One-year-old Anthony Hanson was born with the left side of his heart critically underdeveloped, a condition known as hypoplastic left heart syndrome (HLHS). Anthony has since undergone two successful, life-saving operations in a series of three to reshape his heart’s physiology.

Anthony underwent the Norwood procedure at St. Louis Children’s Hospital four days after birth and the Glenn procedure four months later; at the age of 2 or 3, he will undergo the Fontan procedure.

His mother, Amber Hanson, described Anthony as “doing wonderfully” at 10 months — walking with assistance, eating regular food and developing normally.

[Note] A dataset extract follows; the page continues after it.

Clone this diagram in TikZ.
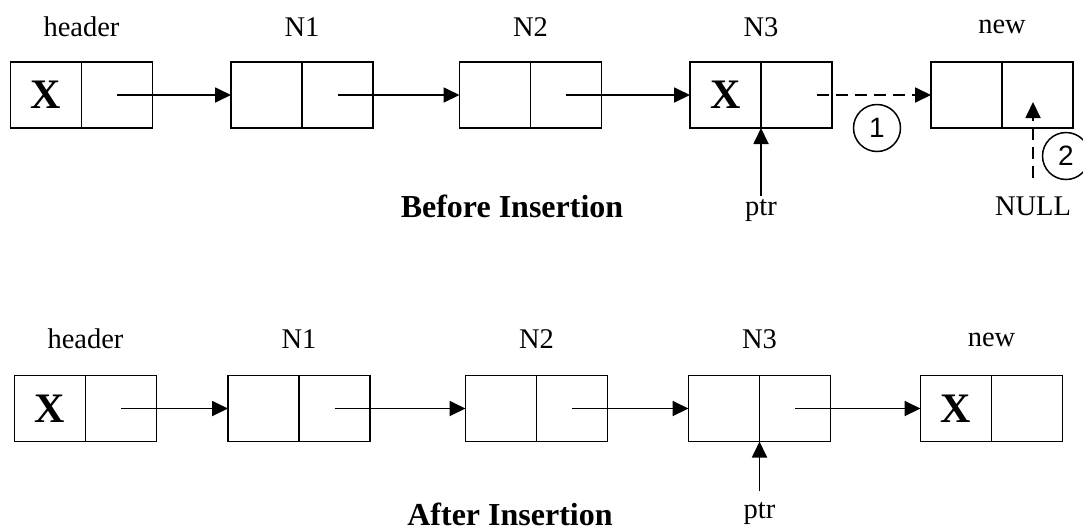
\documentclass[tikz,border=0pt]{standalone}
\usepackage{fontspec}
\setmainfont{Liberation Serif}
\newfontfamily\numfont{Liberation Sans}
\usetikzlibrary{positioning,arrows.meta}

\begin{document}
\begin{tikzpicture}[
  x=1pt, y=-1pt,
  cell/.style={draw, line width=1.8pt, minimum width=71pt, minimum height=66pt, inner sep=0pt, outer sep=0pt, font=\fontsize{42}{44}\selectfont\bfseries},
  lbl/.style={anchor=base, inner sep=3pt, font=\fontsize{28.5}{30}\selectfont},
  caption/.style={anchor=base, inner sep=0pt, font=\fontsize{32}{34}\selectfont\bfseries},
  num/.style={draw, circle, line width=1.5pt, minimum size=47pt, inner sep=0pt, font=\numfont\fontsize{28}{30}\selectfont},
  arrow/.style={-{Triangle[length=16pt,width=15pt]}, line width=1.8pt},
  darrow/.style={arrow, dash pattern=on 12pt off 7pt}
]
\useasboundingbox (0,0) rectangle (1083,531);

% before insertion
\node[cell] (tH) at (46,95) {X};
\node[cell, right=0pt of tH] (tHp) {};
\node[cell] (t1) at (266.5,95) {};
\node[cell, right=0pt of t1] (t1p) {};
\node[cell] (t2) at (495,95) {};
\node[cell, right=0pt of t2] (t2p) {};
\node[cell] (t3) at (725.5,95) {X};
\node[cell, right=0pt of t3] (t3p) {};
\node[cell] (tN) at (966.5,95) {};
\node[cell, right=0pt of tN] (tNp) {};

\node[lbl] (tHlbl) at ([yshift=26pt]tH.north east) {header};
\node[lbl] (t1lbl) at ([yshift=26pt]t1.north east) {N1};
\node[lbl] (t2lbl) at ([yshift=26pt]t2.north east) {N2};
\node[lbl] (t3lbl) at ([yshift=26pt]t3.north east) {N3};
\node[lbl] (tNlbl) at ([yshift=29pt]tN.north east) {new};

\node[lbl] (tptr) at ([yshift=-87pt]t3.south east) {ptr};
\node[lbl] (tnull) at (1033,215) {NULL};
\node[caption] (before) at (512,217) {Before Insertion};
\node[num] (one) at (877,128) {1};
\node[num] (two) at (1066,156) {2};

\draw[arrow] (tHp.center) -- (t1.west);
\draw[arrow] (t1p.center) -- (t2.west);
\draw[arrow] (t2p.center) -- (t3.west);
\draw[darrow] ([xshift=20pt]t3p.center) -- (tN.west);
\draw[arrow] (tptr.north) -- (t3.south east);
\draw[darrow] ([yshift=15pt]tnull.north) -- ([yshift=-7pt]tnull.north |- tNp.center);

% after insertion
\node[cell] (bH) at (50,408.5) {X};
\node[cell, right=0pt of bH] (bHp) {};
\node[cell] (b1) at (263.5,408.5) {};
\node[cell, right=0pt of b1] (b1p) {};
\node[cell] (b2) at (501,408.5) {};
\node[cell, right=0pt of b2] (b2p) {};
\node[cell] (b3) at (724,408.5) {};
\node[cell, right=0pt of b3] (b3p) {};
\node[cell] (bN) at (956,408.5) {X};
\node[cell, right=0pt of bN] (bNp) {};

\node[lbl] (bHlbl) at ([yshift=27pt]bH.north east) {header};
\node[lbl] (b1lbl) at ([yshift=27pt]b1.north east) {N1};
\node[lbl] (b2lbl) at ([yshift=27pt]b2.north east) {N2};
\node[lbl] (b3lbl) at ([yshift=27pt]b3.north east) {N3};
\node[lbl] (bNlbl) at ([yshift=29pt]bN.north east) {new};

\node[lbl] (bptr) at ([yshift=-77pt]b3.south east) {ptr};
\node[caption] (after) at (510,525) {After Insertion};

\draw[arrow] (bHp.center) -- (b1.west);
\draw[arrow] (b1p.center) -- (b2.west);
\draw[arrow] (b2p.center) -- (b3.west);
\draw[arrow] (b3p.center) -- (bN.west);
\draw[arrow] ([yshift=8pt]bptr.north) -- (b3.south east);

\end{tikzpicture}
\end{document}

Although the surgeries preserve life, they do not restore optimal circulation, says pediatric cardiothoracic surgery Chief Pirooz Eghtesady, MD, PhD, who performed Anthony’s surgeries. “If we could find out how to prevent HLHS, that would be the ideal solution,” he says.


Highlights

  • Pirooz Eghtesady, MD, PhD, led a research team using the “aviation black box principle” to record and examine failures in the pediatric cardiac operating room. During a two-year period, all unanticipated operative events were noted, ranging from those with little potential to cause harm to serious safety events. Early in the study, one surgeon recorded events in freehand on index cards after surgery and placed them into a locked box. Later, the surgical team recorded events in real time. The study, published in the Journal of the American College of Surgeons, found that identifying patterns of failure could lead to process-improvement initiatives and potentially improve outcomes.
  • Peter Manning, MD, was one of only four surgeons elected to serve on the Joint Committee on Children with Congenital Heart Defects, a nationwide initiative to improve care for this patient population. Major U.S. children’s hospitals are represented on the committee, composed primarily of cardiologists.
  • Eghtesady and coauthors published their experiences with a comprehensive communication system of briefs and reviews to optimize preoperative, intraoperative and postoperative care in the World Journal for Pediatric and Congenital Heart Surgery. The system’s goal is to ensure procedures are carried out in the safest way possible.